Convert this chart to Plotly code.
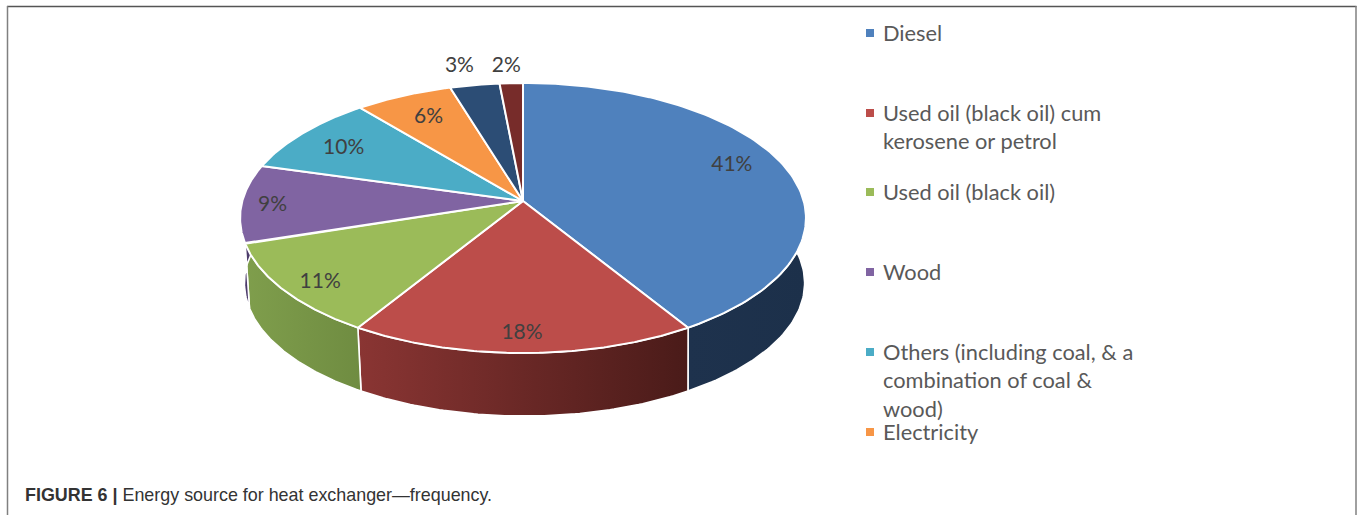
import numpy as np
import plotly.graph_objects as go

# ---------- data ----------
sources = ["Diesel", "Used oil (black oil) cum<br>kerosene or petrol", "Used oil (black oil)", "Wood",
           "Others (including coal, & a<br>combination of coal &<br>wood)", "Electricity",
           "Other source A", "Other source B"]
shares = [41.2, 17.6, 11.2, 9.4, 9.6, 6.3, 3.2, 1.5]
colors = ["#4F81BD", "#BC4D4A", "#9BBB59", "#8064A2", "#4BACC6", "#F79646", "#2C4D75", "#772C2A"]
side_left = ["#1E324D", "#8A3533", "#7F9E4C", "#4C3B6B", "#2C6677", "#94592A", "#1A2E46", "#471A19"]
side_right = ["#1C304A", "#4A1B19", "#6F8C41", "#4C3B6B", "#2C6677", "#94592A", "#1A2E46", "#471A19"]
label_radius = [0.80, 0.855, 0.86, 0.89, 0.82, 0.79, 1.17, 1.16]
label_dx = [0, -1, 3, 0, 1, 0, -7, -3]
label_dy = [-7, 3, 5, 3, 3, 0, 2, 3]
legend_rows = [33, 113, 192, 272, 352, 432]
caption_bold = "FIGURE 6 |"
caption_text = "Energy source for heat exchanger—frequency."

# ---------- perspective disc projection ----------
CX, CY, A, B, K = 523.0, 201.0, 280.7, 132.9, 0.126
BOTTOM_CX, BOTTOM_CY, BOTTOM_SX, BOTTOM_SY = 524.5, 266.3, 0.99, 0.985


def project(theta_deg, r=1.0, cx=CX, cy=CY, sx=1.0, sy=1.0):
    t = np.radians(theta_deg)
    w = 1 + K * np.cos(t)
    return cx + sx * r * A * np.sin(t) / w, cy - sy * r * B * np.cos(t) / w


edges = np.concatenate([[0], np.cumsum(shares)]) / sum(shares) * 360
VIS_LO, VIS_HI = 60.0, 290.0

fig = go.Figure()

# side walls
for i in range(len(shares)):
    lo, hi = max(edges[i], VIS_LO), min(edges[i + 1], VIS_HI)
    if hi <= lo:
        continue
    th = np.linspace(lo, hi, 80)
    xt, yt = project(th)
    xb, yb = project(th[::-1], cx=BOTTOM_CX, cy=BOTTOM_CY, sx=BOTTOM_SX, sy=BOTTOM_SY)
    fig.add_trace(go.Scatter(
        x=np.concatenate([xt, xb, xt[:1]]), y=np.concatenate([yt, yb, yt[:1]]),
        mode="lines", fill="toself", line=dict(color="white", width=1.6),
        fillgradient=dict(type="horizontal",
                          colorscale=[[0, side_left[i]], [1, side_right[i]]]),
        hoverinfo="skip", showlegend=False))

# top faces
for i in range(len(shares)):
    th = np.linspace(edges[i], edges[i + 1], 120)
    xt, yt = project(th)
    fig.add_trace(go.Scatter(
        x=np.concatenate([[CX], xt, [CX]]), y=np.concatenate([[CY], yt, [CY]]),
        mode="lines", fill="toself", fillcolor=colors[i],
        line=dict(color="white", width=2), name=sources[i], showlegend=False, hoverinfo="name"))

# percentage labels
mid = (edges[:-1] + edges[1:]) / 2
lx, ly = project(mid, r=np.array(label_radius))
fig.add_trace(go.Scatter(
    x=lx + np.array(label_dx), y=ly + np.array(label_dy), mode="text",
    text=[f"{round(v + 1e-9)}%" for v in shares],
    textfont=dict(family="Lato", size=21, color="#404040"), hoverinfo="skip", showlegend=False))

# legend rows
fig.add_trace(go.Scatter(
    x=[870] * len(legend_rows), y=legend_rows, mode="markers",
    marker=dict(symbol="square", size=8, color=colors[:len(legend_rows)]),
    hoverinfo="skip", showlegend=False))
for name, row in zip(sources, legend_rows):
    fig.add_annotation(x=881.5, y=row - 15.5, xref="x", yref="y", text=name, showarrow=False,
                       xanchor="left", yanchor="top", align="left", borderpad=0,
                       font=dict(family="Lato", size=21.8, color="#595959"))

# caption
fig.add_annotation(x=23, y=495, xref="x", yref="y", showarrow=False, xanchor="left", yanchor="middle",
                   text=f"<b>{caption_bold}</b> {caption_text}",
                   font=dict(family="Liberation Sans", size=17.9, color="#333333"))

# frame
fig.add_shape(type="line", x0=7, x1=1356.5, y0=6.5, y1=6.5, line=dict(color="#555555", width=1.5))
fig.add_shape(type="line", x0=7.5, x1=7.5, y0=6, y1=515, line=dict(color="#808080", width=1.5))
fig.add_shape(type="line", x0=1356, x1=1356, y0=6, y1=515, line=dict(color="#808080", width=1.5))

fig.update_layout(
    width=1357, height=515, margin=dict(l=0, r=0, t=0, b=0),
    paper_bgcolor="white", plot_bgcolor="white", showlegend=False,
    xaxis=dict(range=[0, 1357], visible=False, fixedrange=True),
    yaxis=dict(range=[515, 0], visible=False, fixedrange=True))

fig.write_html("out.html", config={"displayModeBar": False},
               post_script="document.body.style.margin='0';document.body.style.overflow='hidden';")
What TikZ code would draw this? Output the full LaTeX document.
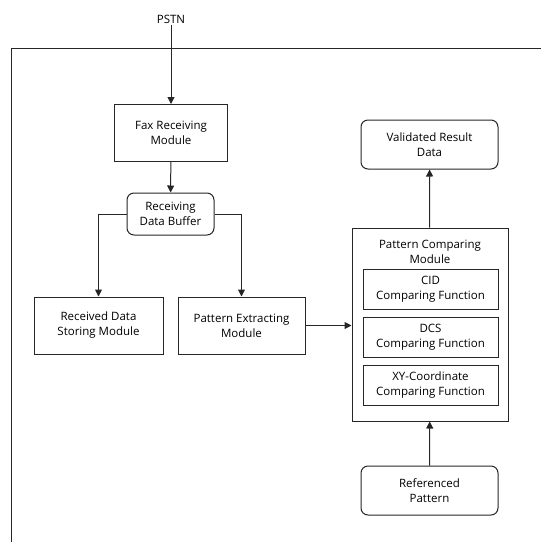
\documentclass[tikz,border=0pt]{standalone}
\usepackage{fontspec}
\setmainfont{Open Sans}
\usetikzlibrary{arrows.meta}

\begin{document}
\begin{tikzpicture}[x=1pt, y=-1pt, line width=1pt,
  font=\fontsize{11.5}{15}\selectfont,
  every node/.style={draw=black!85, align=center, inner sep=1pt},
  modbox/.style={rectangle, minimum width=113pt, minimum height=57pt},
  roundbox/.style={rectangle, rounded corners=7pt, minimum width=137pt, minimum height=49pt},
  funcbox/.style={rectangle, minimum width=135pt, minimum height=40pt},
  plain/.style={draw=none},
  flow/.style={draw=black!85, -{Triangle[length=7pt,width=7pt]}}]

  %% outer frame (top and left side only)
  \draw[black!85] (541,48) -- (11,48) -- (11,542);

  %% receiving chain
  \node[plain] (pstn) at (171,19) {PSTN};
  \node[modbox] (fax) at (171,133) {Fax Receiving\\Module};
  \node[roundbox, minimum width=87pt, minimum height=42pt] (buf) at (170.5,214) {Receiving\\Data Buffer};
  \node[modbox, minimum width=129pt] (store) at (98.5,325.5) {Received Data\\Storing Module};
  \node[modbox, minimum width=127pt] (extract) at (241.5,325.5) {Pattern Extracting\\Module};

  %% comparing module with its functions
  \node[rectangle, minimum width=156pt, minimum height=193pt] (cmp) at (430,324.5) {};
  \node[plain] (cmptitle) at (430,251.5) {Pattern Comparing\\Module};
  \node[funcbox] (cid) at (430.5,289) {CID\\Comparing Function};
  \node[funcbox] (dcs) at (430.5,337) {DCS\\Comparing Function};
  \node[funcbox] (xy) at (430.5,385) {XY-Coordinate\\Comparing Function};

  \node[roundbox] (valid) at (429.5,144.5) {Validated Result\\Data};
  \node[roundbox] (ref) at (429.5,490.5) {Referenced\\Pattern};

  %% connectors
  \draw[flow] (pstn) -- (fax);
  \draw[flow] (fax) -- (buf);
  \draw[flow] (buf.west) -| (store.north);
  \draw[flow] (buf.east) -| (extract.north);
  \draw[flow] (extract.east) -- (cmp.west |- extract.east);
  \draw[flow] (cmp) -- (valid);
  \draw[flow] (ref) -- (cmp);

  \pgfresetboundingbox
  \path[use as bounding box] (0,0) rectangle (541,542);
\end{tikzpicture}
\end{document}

= = =

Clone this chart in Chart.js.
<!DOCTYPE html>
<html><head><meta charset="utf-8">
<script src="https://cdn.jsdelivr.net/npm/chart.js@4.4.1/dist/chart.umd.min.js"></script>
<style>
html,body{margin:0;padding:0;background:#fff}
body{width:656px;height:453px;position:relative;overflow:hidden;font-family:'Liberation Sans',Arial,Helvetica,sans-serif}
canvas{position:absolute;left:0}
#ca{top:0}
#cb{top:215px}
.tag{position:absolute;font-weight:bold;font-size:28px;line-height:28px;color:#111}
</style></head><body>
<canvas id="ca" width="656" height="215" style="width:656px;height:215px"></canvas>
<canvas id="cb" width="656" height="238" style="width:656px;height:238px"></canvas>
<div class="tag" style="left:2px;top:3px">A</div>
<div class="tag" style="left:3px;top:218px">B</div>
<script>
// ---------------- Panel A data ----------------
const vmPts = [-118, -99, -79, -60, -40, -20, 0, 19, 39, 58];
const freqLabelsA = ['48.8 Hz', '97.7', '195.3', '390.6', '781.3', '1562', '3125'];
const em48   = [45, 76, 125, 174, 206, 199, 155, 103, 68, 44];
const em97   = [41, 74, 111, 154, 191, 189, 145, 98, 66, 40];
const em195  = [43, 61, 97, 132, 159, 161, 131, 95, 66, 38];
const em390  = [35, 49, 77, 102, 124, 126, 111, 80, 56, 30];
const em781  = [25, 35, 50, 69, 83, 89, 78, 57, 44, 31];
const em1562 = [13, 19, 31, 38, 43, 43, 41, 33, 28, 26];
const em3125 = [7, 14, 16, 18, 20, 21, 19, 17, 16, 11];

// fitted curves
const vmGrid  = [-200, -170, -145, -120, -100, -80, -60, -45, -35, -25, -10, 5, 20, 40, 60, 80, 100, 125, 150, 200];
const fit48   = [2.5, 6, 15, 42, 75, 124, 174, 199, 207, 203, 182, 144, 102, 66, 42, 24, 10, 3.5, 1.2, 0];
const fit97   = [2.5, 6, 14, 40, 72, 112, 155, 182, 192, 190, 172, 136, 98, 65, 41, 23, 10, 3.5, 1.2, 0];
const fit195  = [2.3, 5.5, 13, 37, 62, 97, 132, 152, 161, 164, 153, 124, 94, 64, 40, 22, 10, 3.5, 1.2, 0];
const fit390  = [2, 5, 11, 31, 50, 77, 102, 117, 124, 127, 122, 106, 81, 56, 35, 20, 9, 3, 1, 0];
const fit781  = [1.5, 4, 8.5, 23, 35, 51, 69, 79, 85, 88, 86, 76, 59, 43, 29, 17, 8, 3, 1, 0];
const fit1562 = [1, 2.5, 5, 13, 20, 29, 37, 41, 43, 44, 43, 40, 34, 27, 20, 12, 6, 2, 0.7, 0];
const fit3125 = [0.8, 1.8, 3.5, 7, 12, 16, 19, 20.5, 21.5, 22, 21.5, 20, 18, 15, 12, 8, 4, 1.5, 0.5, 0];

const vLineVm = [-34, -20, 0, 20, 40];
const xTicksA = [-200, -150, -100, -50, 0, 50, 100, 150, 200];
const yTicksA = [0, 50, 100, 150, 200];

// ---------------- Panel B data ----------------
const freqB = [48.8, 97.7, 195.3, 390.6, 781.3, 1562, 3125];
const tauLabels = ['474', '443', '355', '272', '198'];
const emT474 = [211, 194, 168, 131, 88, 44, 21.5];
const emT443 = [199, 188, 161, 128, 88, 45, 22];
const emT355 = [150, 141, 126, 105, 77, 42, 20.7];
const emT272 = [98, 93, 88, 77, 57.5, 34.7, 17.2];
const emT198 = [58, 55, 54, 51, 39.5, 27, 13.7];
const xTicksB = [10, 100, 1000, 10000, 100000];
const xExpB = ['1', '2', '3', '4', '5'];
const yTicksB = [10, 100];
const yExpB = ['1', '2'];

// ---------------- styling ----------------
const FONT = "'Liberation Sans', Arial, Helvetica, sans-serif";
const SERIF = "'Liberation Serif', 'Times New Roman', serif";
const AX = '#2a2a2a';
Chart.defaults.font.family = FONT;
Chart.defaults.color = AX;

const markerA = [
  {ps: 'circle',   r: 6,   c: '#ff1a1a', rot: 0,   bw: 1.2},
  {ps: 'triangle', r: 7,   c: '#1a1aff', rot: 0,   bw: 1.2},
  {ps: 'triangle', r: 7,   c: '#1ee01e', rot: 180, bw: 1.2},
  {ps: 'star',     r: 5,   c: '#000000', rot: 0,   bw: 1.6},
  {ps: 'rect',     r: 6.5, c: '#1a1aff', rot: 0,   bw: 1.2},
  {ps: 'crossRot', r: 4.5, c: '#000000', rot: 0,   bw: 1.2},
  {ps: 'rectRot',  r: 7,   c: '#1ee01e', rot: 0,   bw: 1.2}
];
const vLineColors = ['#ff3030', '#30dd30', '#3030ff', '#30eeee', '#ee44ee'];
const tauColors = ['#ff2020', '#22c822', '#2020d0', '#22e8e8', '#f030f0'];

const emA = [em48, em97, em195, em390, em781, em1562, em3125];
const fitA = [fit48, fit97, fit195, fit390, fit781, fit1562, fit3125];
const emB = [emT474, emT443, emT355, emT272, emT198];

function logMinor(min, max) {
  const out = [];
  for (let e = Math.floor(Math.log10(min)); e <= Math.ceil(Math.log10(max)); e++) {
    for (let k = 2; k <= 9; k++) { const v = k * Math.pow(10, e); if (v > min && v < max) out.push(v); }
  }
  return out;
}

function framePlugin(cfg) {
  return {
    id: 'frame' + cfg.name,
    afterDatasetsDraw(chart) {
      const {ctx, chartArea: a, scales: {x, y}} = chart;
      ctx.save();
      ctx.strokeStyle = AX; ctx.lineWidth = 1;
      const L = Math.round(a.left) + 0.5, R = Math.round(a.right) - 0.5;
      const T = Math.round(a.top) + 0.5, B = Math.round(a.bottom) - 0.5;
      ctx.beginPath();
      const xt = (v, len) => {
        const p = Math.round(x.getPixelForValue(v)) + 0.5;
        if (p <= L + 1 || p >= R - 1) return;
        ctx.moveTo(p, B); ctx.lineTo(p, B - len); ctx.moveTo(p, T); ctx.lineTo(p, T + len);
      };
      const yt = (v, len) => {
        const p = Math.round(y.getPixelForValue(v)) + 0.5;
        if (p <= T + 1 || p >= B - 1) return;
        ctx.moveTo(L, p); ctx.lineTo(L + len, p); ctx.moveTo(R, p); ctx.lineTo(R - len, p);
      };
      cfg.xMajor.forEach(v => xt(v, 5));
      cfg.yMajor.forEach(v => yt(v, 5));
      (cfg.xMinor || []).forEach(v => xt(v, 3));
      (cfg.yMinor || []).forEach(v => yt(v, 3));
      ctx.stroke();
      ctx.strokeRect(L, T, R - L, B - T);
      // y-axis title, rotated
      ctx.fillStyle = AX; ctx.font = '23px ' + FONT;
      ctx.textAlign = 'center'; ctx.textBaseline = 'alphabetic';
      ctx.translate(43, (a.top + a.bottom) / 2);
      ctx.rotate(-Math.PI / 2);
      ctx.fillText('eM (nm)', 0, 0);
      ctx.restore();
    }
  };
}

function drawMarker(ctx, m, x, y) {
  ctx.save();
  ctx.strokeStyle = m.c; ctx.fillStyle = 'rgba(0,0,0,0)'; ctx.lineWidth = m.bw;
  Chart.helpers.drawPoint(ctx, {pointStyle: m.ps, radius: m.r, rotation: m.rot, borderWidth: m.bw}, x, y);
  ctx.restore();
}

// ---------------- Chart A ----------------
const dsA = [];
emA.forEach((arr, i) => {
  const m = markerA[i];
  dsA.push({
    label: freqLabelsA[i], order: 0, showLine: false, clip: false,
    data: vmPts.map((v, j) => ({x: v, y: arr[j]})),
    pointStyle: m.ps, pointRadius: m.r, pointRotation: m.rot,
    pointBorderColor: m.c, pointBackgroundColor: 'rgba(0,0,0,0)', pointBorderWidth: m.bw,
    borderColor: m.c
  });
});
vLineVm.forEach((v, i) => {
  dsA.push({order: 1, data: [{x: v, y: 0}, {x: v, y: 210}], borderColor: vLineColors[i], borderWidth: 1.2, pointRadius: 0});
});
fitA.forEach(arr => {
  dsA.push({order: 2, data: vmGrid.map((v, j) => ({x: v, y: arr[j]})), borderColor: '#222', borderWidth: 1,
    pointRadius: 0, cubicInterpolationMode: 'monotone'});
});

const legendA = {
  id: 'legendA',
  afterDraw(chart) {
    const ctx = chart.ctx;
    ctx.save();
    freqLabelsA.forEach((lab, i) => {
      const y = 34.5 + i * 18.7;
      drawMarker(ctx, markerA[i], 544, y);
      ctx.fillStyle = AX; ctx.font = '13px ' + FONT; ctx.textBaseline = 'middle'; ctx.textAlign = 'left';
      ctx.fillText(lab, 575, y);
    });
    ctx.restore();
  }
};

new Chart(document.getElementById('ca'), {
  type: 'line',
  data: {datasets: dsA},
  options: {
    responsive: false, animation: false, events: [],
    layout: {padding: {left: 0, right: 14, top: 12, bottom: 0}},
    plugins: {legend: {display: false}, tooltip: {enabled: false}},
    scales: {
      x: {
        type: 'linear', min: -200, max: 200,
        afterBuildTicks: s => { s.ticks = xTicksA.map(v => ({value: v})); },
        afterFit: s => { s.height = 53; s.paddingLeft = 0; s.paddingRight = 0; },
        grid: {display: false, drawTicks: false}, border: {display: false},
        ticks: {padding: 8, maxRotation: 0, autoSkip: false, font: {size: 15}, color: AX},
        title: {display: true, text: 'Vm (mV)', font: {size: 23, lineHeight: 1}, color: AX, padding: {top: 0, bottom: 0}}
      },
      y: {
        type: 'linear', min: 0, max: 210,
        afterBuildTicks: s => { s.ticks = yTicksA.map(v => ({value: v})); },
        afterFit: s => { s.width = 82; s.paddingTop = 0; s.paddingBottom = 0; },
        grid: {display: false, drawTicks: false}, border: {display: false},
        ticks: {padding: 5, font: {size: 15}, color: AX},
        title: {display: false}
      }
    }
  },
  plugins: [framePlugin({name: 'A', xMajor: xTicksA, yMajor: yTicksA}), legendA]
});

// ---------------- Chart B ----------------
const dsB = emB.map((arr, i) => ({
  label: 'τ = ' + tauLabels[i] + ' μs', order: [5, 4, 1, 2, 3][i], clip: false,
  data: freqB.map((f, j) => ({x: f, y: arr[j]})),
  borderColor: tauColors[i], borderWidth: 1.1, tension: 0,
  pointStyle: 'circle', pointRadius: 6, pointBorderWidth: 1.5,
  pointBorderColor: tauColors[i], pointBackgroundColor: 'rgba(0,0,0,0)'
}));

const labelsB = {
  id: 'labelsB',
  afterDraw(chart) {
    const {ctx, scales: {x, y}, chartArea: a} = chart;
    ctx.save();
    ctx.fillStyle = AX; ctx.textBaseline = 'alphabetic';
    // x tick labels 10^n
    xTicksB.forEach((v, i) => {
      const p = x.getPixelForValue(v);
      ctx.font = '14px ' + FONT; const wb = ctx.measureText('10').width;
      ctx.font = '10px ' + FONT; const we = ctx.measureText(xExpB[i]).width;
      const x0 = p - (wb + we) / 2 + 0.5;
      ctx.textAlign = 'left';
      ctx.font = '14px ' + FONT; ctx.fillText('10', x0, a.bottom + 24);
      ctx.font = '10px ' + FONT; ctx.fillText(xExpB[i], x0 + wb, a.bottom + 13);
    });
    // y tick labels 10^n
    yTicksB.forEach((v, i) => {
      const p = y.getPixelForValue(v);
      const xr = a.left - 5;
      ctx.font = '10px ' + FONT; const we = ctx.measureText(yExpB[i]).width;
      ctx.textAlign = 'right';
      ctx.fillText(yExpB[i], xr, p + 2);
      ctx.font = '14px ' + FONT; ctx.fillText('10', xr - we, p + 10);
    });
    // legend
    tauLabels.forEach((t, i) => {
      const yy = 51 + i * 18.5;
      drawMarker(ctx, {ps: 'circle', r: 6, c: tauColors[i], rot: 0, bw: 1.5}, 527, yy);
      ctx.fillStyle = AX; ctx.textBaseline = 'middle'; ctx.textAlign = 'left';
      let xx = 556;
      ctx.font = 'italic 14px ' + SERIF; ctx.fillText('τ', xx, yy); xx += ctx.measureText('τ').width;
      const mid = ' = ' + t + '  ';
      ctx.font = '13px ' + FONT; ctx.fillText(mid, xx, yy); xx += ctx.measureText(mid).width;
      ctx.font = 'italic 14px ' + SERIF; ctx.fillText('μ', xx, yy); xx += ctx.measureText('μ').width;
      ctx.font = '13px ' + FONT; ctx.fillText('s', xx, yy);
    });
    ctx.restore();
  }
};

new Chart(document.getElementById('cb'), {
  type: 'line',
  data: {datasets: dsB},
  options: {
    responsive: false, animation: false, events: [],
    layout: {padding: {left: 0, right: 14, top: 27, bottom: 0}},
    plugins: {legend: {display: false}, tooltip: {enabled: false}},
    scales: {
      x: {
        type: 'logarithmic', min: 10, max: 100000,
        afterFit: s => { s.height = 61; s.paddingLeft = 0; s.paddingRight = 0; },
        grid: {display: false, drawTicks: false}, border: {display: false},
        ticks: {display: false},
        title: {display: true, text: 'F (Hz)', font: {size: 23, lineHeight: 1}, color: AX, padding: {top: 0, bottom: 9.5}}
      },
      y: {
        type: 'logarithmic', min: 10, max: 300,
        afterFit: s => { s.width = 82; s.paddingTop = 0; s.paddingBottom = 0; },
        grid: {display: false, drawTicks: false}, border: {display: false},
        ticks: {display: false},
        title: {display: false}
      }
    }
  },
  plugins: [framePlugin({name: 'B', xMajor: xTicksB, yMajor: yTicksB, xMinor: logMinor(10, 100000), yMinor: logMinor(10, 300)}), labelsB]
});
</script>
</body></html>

= = =

Exercise details
Copy, exactly as they stand, the lines from the one that holds "What TikZ code" to the one that holds "minimum width=127pt] (extract)", both included, and drop every picture.

Task answer
What TikZ code would draw this? Output the full LaTeX document.
\documentclass[tikz,border=0pt]{standalone}
\usepackage{fontspec}
\setmainfont{Open Sans}
\usetikzlibrary{arrows.meta}

\begin{document}
\begin{tikzpicture}[x=1pt, y=-1pt, line width=1pt,
  font=\fontsize{11.5}{15}\selectfont,
  every node/.style={draw=black!85, align=center, inner sep=1pt},
  modbox/.style={rectangle, minimum width=113pt, minimum height=57pt},
  roundbox/.style={rectangle, rounded corners=7pt, minimum width=137pt, minimum height=49pt},
  funcbox/.style={rectangle, minimum width=135pt, minimum height=40pt},
  plain/.style={draw=none},
  flow/.style={draw=black!85, -{Triangle[length=7pt,width=7pt]}}]

  %% outer frame (top and left side only)
  \draw[black!85] (541,48) -- (11,48) -- (11,542);

  %% receiving chain
  \node[plain] (pstn) at (171,19) {PSTN};
  \node[modbox] (fax) at (171,133) {Fax Receiving\\Module};
  \node[roundbox, minimum width=87pt, minimum height=42pt] (buf) at (170.5,214) {Receiving\\Data Buffer};
  \node[modbox, minimum width=129pt] (store) at (98.5,325.5) {Received Data\\Storing Module};
  \node[modbox, minimum width=127pt] (extract) at (241.5,325.5) {Pattern Extracting\\Module};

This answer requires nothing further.